High resolution Fourier Transform spectroscopy at DLR for improving the spectral database of atmospheric species

Kurzfassung

The DLR spectroscopy group has carried out high resolution Fourier-Transform spectroscopy of atmospheric species since 1990. The work started in the far-infrared, was extended to the nearinfrared and is recently expanded up to the UV region. The measurement of spectroscopic data with small and defined error margins was always the main target. The Fourier-Transform instrument including measurement conditions were optimized and sample cells and gas handling equipment built. Numerous software tools for retrieval and quality assessment were developed. Methods and hardware have been made for generating defined water/air and ozone/air mixtures including transport/flow into the sample cell. Species covered over the years are OH, HO2, H2O, CO, NO, NO2, O3, ClO, ClOOCl, BrO, CO2, ClONO2, N2O5 and very recently BrONO2. In many cases the resulting absorption cross sections and line parameters are included in the HITRAN database. The most recent development in hardware will be presented including a completely refurbished coolable multireflection cell (base length 80 cm, absorption path >150 m) and a four window coolable short cell, both capable of measurements from FIR to UV with excellent temperature homogeneity. A new fitting software was developed capable of performing microwindow-based interactive multi spectra fits making use of several line shape models, including, but not limited to, the pCqSDHC model [1] extended for Rosenkranz line mixing.
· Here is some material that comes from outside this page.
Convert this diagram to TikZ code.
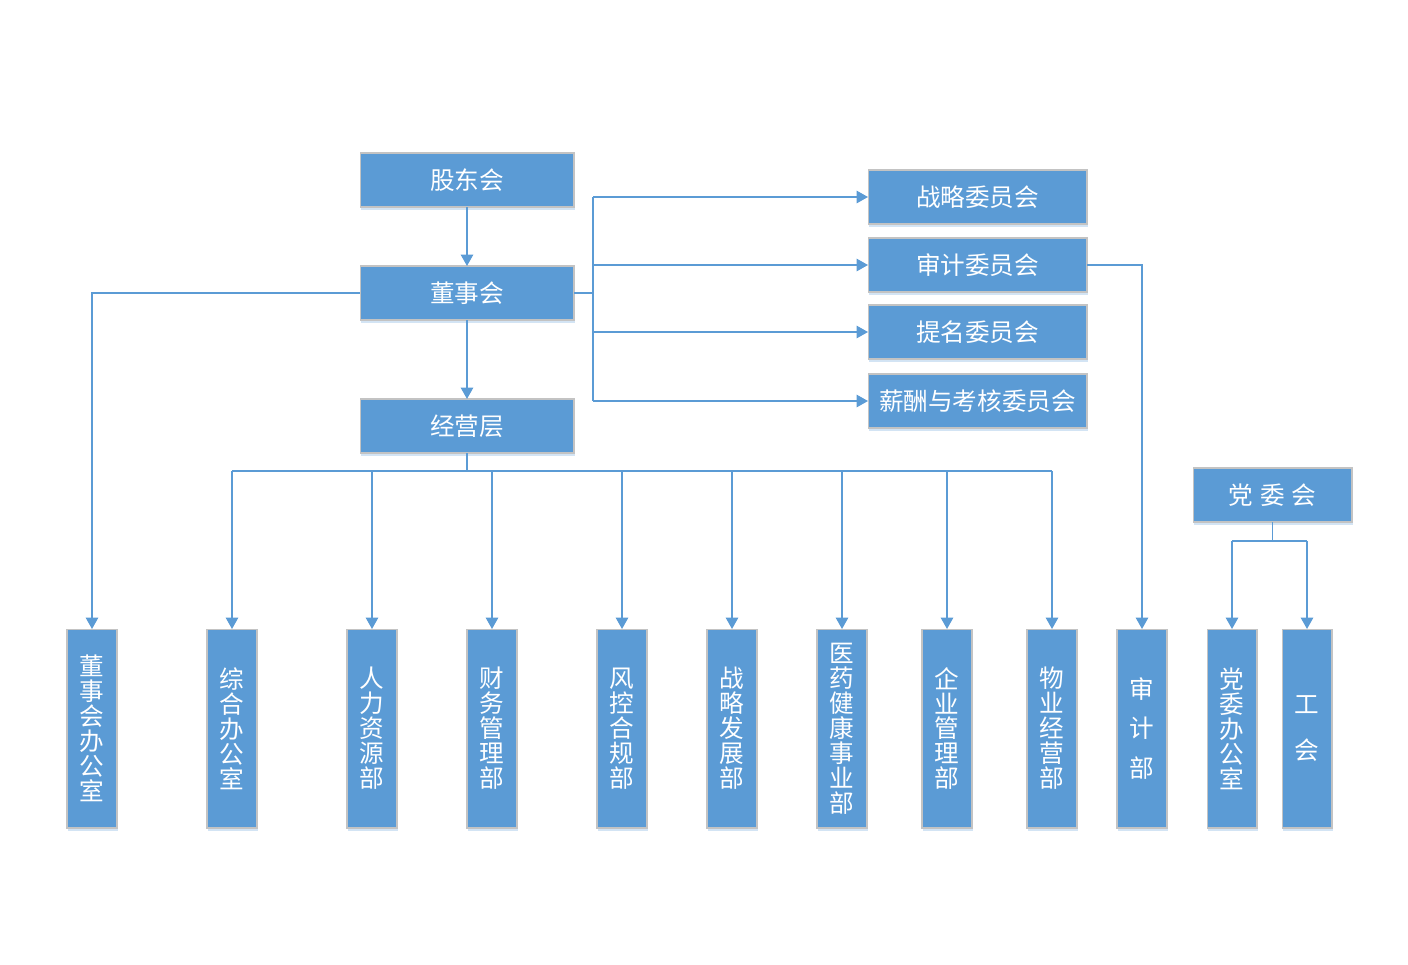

The first result obtained is the analysis of pressure broadened ambient temperature N2O ν3 rovibrational band requiring speed dependence and line mixing. [1] N. H. Ngo, D. Lisak, H. Tran and J.-M. Hartmann, "An isolated line-shape model to go beyond the Voigt profile in spectroscopic databases and radiative transfer codes," Journal of Quantitative Spectroscopy and Radiative Transfer, no. 129, pp. 89-100, 2013.